For courage in journalism
- 19.05.2009, 13:11
Famous Belarusian journalist Iryna Khalip won prestigious International Women’s Media Foundation’s Courage in Journalism Award.
Along with Iryna Khalip, the award was given to a radio-report from Cameroon Agnes Taile, and a journalist from Iran Jila Baniyaghoob.
“These remarkable journalists have chosen to report the news in three countries where pursuit of the truth puts them at risk for arrest, physical attacks and even death,” said Judy Woodruff, chair of the IWMF Courage in Journalism Awards. “Still, they have consistently, for many years, chosen to risk their lives and livelihoods in pursuing stories that illuminate the lives of people in their countries and enlighten us all.”
The International Women’s Media Foundation gives the next information about the winners in its press release:
Iryna Khalip, reporter and editor in the Minsk bureau of Novaya Gazeta. For more than 15 years, Khalip has been a journalist in Belarus, one of the most oppressive countries toward journalists in the world. After working at a succession of newspapers, only to see them closed by the government, she now works for Novaya Gazeta, one of the most independent newspapers in the former Soviet Union, and the newspaper of 2002 Courage Award winner Anna Politkovskaya, who was murdered in 2006. Khalip has been arrested, subjected to all-night interrogations and beaten by police, who keep her under constant surveillance.
Agnes Taile, reporter for Canal 2 International, radio and television, Cameroon. Taile reports on human rights and press freedom, including unflinching stories on the ineffectiveness and corruption of government officials. In 2006, while she was a reporter for Sweet FM, Taile received threats demanding that she stop her pursuit of government corruption. She ignored the threats. Not long afterward, she was abducted from her home at knife point by three hooded men, then beaten and left for dead in a ravine. Her show was cancelled after the attack. After recovering, Taile was determined to keep working as a journalist and landed a new job with Canal 2 covering the northern provinces of Cameroon.

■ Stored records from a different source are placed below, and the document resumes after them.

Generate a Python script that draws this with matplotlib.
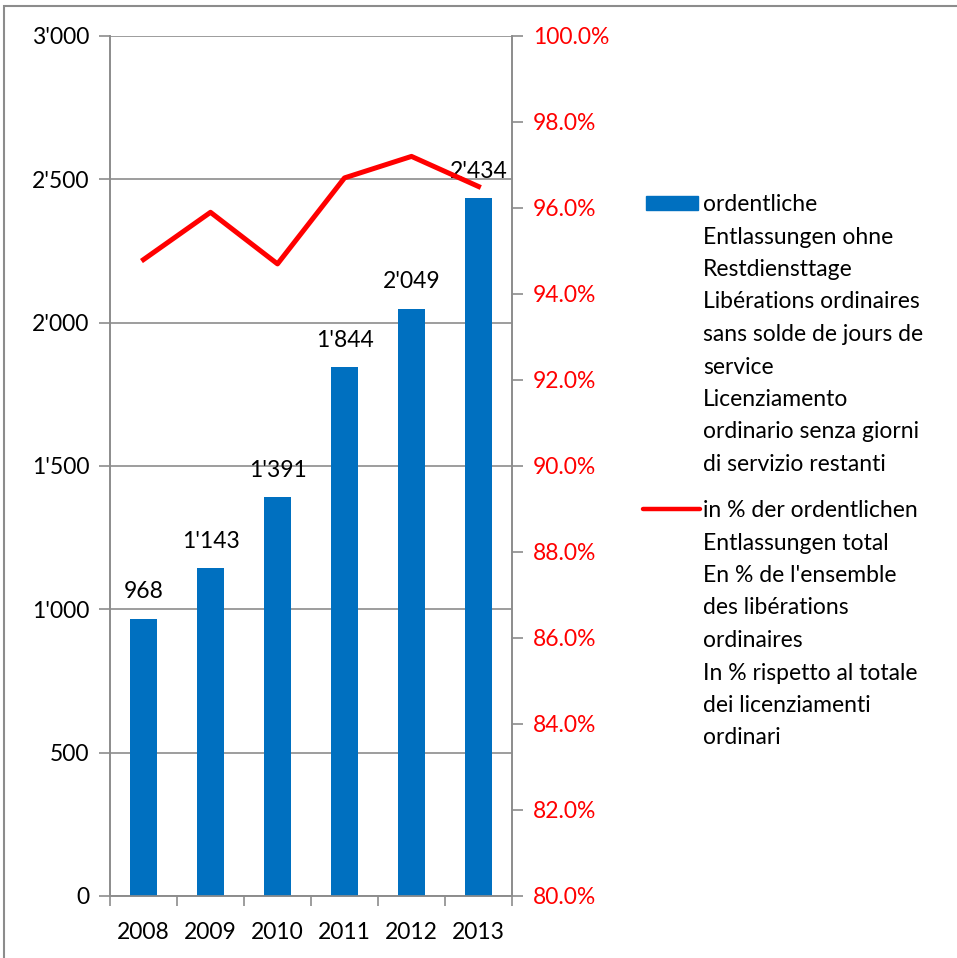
import numpy as np
import matplotlib.pyplot as plt
from matplotlib.patches import Rectangle
from matplotlib.lines import Line2D
from matplotlib.ticker import FuncFormatter

plt.rcParams['font.family'] = ['Lato', 'DejaVu Sans']

years = ['2008', '2009', '2010', '2011', '2012', '2013']
entlassungen = [968, 1143, 1391, 1844, 2049, 2434]
prozent = [94.8, 95.9, 94.7, 96.7, 97.2, 96.5]

label_bar = ["ordentliche", "Entlassungen ohne", "Restdiensttage",
             "Libérations ordinaires", "sans solde de jours de", "service",
             "Licenziamento", "ordinario senza giorni", "di servizio restanti"]
label_line = ["in % der ordentlichen", "Entlassungen total",
              "En % de l'ensemble", "des libérations", "ordinaires",
              "In % rispetto al totale", "dei licenziamenti", "ordinari"]

blue = '#0070C0'
red = '#FF0000'
grey = '#8C8C8C'
W, H = 957, 958

def apos(v, pos=None):
    return f"{int(v):,}".replace(',', "'")

fig = plt.figure(figsize=(W/100, H/100), dpi=100)
ax = fig.add_axes([110/W, 1-896/H, 402/W, 860/H])
ax2 = ax.twinx()

x = np.arange(len(years))
ax.bar(x, entlassungen, width=0.4, color=blue, zorder=3)
for xi, v in zip(x, entlassungen):
    ax.annotate(apos(v), (xi, v), xytext=(0, 14.5), textcoords='offset points',
                ha='center', va='baseline', fontsize=16.5, zorder=5)

ax2.plot(x, prozent, color=red, lw=3.6, zorder=4)

ax.set_xlim(-0.5, 5.5)
ax.set_ylim(0, 3000)
ax.set_yticks(np.arange(0, 3001, 500))
ax.yaxis.set_major_formatter(FuncFormatter(apos))
ax.grid(axis='y', color=grey, lw=1.2, zorder=0)
ax.set_axisbelow(True)

ax2.set_ylim(80, 100)
ax2.set_yticks(np.arange(80, 100.1, 2))
ax2.yaxis.set_major_formatter(FuncFormatter(lambda v, p: f"{v:.1f}%"))

ax.set_xticks(x)
ax.set_xticklabels(years)
ax.set_xticks(np.arange(-0.5, 5.6, 1), minor=True)
ax.tick_params(axis='x', which='major', length=0, pad=19, labelsize=16.5)
ax.tick_params(axis='x', which='minor', length=7, color=grey, width=1.2)
ax.tick_params(axis='y', length=8, color=grey, width=1.2, labelsize=16.5, pad=7)
ax2.tick_params(axis='y', length=8, color=grey, width=1.2, labelsize=16.5,
                labelcolor=red, pad=7)

for a in (ax, ax2):
    a.spines['top'].set_visible(False)
    for s in ('left', 'right', 'bottom'):
        a.spines[s].set_color(grey)
        a.spines[s].set_linewidth(1.2)

# legend drawn by hand, keys aligned with the first line of each entry
step = 32.5
fig.add_artist(Rectangle((646/W, 1-210/H), 52/W, 14/H,
                         transform=fig.transFigure, color=blue))
for i, line in enumerate(label_bar):
    fig.text(703/W, 1-(211 + i*step)/H, line, ha='left', va='baseline',
             fontsize=16.5)
fig.add_artist(Line2D([643/W, 700/W], [1-509/H, 1-509/H],
                      transform=fig.transFigure, color=red, lw=3.2,
                      solid_capstyle='round'))
for i, line in enumerate(label_line):
    fig.text(703/W, 1-(517 + i*step)/H, line, ha='left', va='baseline',
             fontsize=16.5)

# chart frame
fig.add_artist(Rectangle((4/W, -0.05), 1.2, 1.05 - 6/H,
                         transform=fig.transFigure, fill=False,
                         edgecolor=grey, lw=1.5))

fig.savefig('out.png', dpi=100)
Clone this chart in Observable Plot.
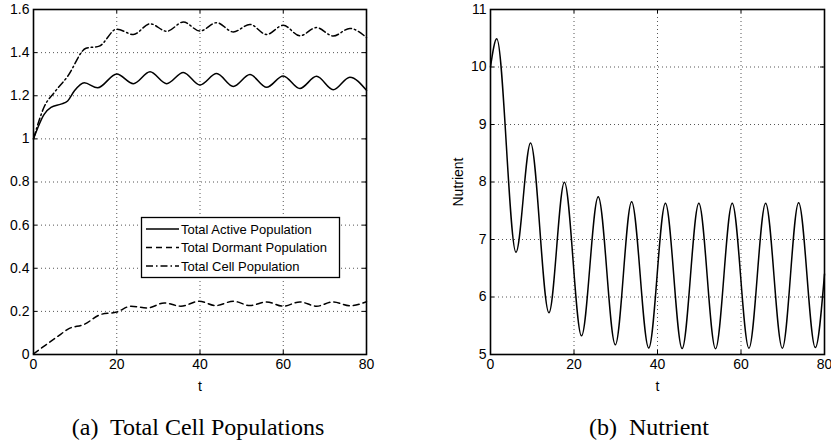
<!DOCTYPE html>
<html>
<head>
<meta charset="utf-8">
<script src="https://cdn.jsdelivr.net/npm/d3@7"></script>
<script src="https://cdn.jsdelivr.net/npm/@observablehq/plot@0.6"></script>
<style>
  html, body { margin: 0; padding: 0; background: #fff; }
  #wrap { position: relative; width: 831px; height: 448px; overflow: hidden; background: #fff; }
  #wrap > .panel { position: absolute; top: 0; }
  .cap { position: absolute; top: 414px; font-family: "Liberation Serif", serif; font-size: 24px; color: #000; white-space: pre; transform: translateX(-50%); }
  #legend { position: absolute; left: 0; top: 0; }
</style>
</head>
<body>
<div id="wrap"></div>
<script>
// ---- data ----
const xTicks = [0, 20, 40, 60, 80];
const xGrid = [20, 40, 60];
const popTicks = [0, 0.2, 0.4, 0.6, 0.8, 1, 1.2, 1.4, 1.6];
const popGrid = [0.2, 0.4, 0.6, 0.8, 1, 1.2, 1.4];
const nutTicks = [5, 6, 7, 8, 9, 10, 11];
const nutGrid = [6, 7, 8, 9, 10];

const tActive = [0, 2.6, 4.2, 6.6, 8.2, 9.8, 12.2, 15.4, 20, 24, 28, 32, 36, 40, 44, 48, 52, 56, 60, 64, 68, 72, 76, 80];
const active  = [1.0, 1.115, 1.146, 1.161, 1.176, 1.222, 1.260, 1.237, 1.301, 1.256, 1.311, 1.256, 1.308, 1.250, 1.303, 1.243, 1.298, 1.239, 1.292, 1.234, 1.290, 1.228, 1.286, 1.225];

const tDormant = [0, 3, 6.6, 8.2, 12.2, 16.2, 20, 23.4, 27.4, 31.4, 35.4, 39.8, 43.8, 48, 52, 56, 60, 64, 68, 72, 76, 80];
const dormant  = [0.003, 0.045, 0.095, 0.117, 0.140, 0.186, 0.197, 0.224, 0.216, 0.239, 0.224, 0.247, 0.227, 0.247, 0.227, 0.244, 0.224, 0.244, 0.224, 0.244, 0.226, 0.245];

const tTotal = [0, 2.6, 5, 8.2, 12.6, 15.8, 20, 24, 28, 32, 36, 40, 44, 48, 52, 56, 60, 64, 68, 72, 76, 80];
const total  = [1.0, 1.15, 1.215, 1.29, 1.42, 1.43, 1.509, 1.484, 1.534, 1.499, 1.542, 1.50, 1.539, 1.496, 1.531, 1.484, 1.527, 1.478, 1.516, 1.477, 1.512, 1.47];

const tNutrient = [0, 1.5, 6.1, 9.6, 14.0, 17.7, 21.8, 25.8, 29.9, 33.8, 37.9, 41.9, 45.9, 49.9, 53.9, 57.9, 61.9, 65.9, 69.9, 73.8, 77.8, 80];
const nutrient  = [10.0, 10.49, 6.78, 8.68, 5.725, 7.995, 5.325, 7.743, 5.171, 7.657, 5.114, 7.63, 5.103, 7.63, 5.10, 7.63, 5.11, 7.63, 5.11, 7.64, 5.12, 6.4];

const seriesNames = ["Total Active Population", "Total Dormant Population", "Total Cell Population"];
const seriesDash = ["none", "6,4", "7,3,1.5,3"];
const captions = ["(a)  Total Cell Populations", "(b)  Nutrient"];

// ---- build tables ----
const zip = (ts, vs, name) => ts.map((t, i) => ({t, v: vs[i], name}));
const popRows = [
  ...zip(tActive, active, seriesNames[0]),
  ...zip(tDormant, dormant, seriesNames[1]),
  ...zip(tTotal, total, seriesNames[2])
];
const nutRows = zip(tNutrient, nutrient, "Nutrient");

const FONT = "'Liberation Sans', Arial, sans-serif";
const H = 390, MT = 9, MB = 36;
const PH = H - MT - MB;

function panel({width, ml, mr, yDomain, yTicks, yGrid, ylabel, lines}) {
  const PW = width - ml - mr;
  const tk = 4;
  return Plot.plot({
    width, height: H, marginLeft: ml, marginRight: mr, marginTop: MT, marginBottom: MB,
    style: {fontFamily: FONT, fontSize: "14px", color: "#000", background: "transparent", overflow: "visible"},
    x: {domain: [0, 80]},
    y: {domain: yDomain},
    marks: [
      Plot.gridX(xGrid, {stroke: "#555", strokeOpacity: 1, strokeWidth: 1, strokeDasharray: "1,3"}),
      Plot.gridY(yGrid, {stroke: "#555", strokeOpacity: 1, strokeWidth: 1, strokeDasharray: "1,3"}),
      Plot.tickX(xTicks, {x: d => d, insetBottom: PH - tk, stroke: "#000"}),
      Plot.tickX(xTicks, {x: d => d, insetTop: PH - tk, stroke: "#000"}),
      Plot.tickY(yTicks, {y: d => d, insetRight: PW - tk, stroke: "#000"}),
      Plot.tickY(yTicks, {y: d => d, insetLeft: PW - tk, stroke: "#000"}),
      ...lines,
      Plot.frame({stroke: "#000", strokeWidth: 1.6}),
      Plot.axisX(xTicks, {tickSize: 0, tickPadding: 5, tickFormat: d => String(d), fontSize: 14,
        label: "t", labelAnchor: "center", labelArrow: "none", labelOffset: 36}),
      Plot.axisY(yTicks, {tickSize: 0, tickPadding: 4, tickFormat: d => String(d), fontSize: 14,
        label: ylabel, labelAnchor: "center", labelArrow: "none", labelOffset: 37})
    ]
  });
}

const wrap = document.getElementById("wrap");

const popLines = seriesNames.map((n, i) =>
  Plot.line(popRows.filter(d => d.name === n), {x: "t", y: "v", stroke: "#000", strokeWidth: 1.5,
    strokeDasharray: seriesDash[i] === "none" ? null : seriesDash[i], curve: "monotone-x"}));

const left = panel({width: 415, ml: 33, mr: 49, yDomain: [0, 1.6], yTicks: popTicks, yGrid: popGrid, ylabel: null, lines: popLines});
left.classList.add("panel");
left.style.left = "0px";
wrap.appendChild(left);

const right = panel({width: 416, ml: 75, mr: 7, yDomain: [5, 11], yTicks: nutTicks, yGrid: nutGrid, ylabel: "Nutrient",
  lines: [Plot.line(nutRows, {x: "t", y: "v", stroke: "#000", strokeWidth: 1.5, curve: "monotone-x"})]});
right.classList.add("panel");
right.style.left = "415px";
wrap.appendChild(right);

// ---- legend (left panel) ----
const lg = d3.select(wrap).append("svg").attr("id", "legend")
  .attr("width", 831).attr("height", 448)
  .style("font-family", FONT).style("font-size", "13px");
lg.append("rect").attr("x", 141.5).attr("y", 217.5).attr("width", 198).attr("height", 60)
  .attr("fill", "#fff").attr("stroke", "#000").attr("stroke-width", 1.3);
seriesNames.forEach((n, i) => {
  const y = 229 + i * 18.5;
  lg.append("line").attr("x1", 146).attr("x2", 179).attr("y1", y).attr("y2", y)
    .attr("stroke", "#000").attr("stroke-width", 1.3)
    .attr("stroke-dasharray", seriesDash[i] === "none" ? null : seriesDash[i]);
  lg.append("text").attr("x", 181).attr("y", y).attr("dy", "0.35em").text(n);
});

// ---- captions ----
[[198, captions[0]], [649, captions[1]]].forEach(([cx, txt]) => {
  const d = document.createElement("div");
  d.className = "cap";
  d.style.left = cx + "px";
  d.textContent = txt;
  wrap.appendChild(d);
});
</script>
</body>
</html>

Jila Baniyaghoob, freelance reporter and editor-in-chief of the website Kanoon Zanan Irani (Focus on Iranian Women), Iran. Baniyaghoob works in one of the most restrictive environments for both journalists and women in the world. Still, she has fearlessly reported on government and social oppression, particularly as they affect women. She has been fired from several jobs because she refuses to censor the subject matter of her reporting and several of her media outlets have been closed by the government. She has travelled throughout the Middle East, writing accounts of the lives of women and refugees during times of conflict. The topics of her reporting make her a target of the Iranian government. She has been beaten, arrested and imprisoned numerous times.
The IWMF also announced that it will present its Lifetime Achievement Award to Amira Hass, a reporter and columnist for Ha’aretz Daily, a newspaper based in Tel Aviv. For almost 20 years Hass has written critically about both Israeli and Palestinian authorities. She has demonstrated her ability to defy boundaries of gender, ethnicity and religion in her pursuit of the truth in her reporting.
Created in 1990, the IWMF Courage in Journalism Awards honor women journalists who have shown extraordinary strength of character and integrity while reporting the news under dangerous or difficult circumstances. Including this year’s award winners, 66 journalists have won Courage Awards and 18 journalists have been honored with Lifetime Achievement Awards.
The awarding ceremony will take place on October 20 in New York and on October 28 in Los Angeles.
Founded in 1990, the International Women’s Media Foundation is a vibrant global network dedicated to strengthening the role of women in the news media worldwide as a means to further freedom of the press. The IWMF network includes women and men in the media in more than 130 countries worldwide.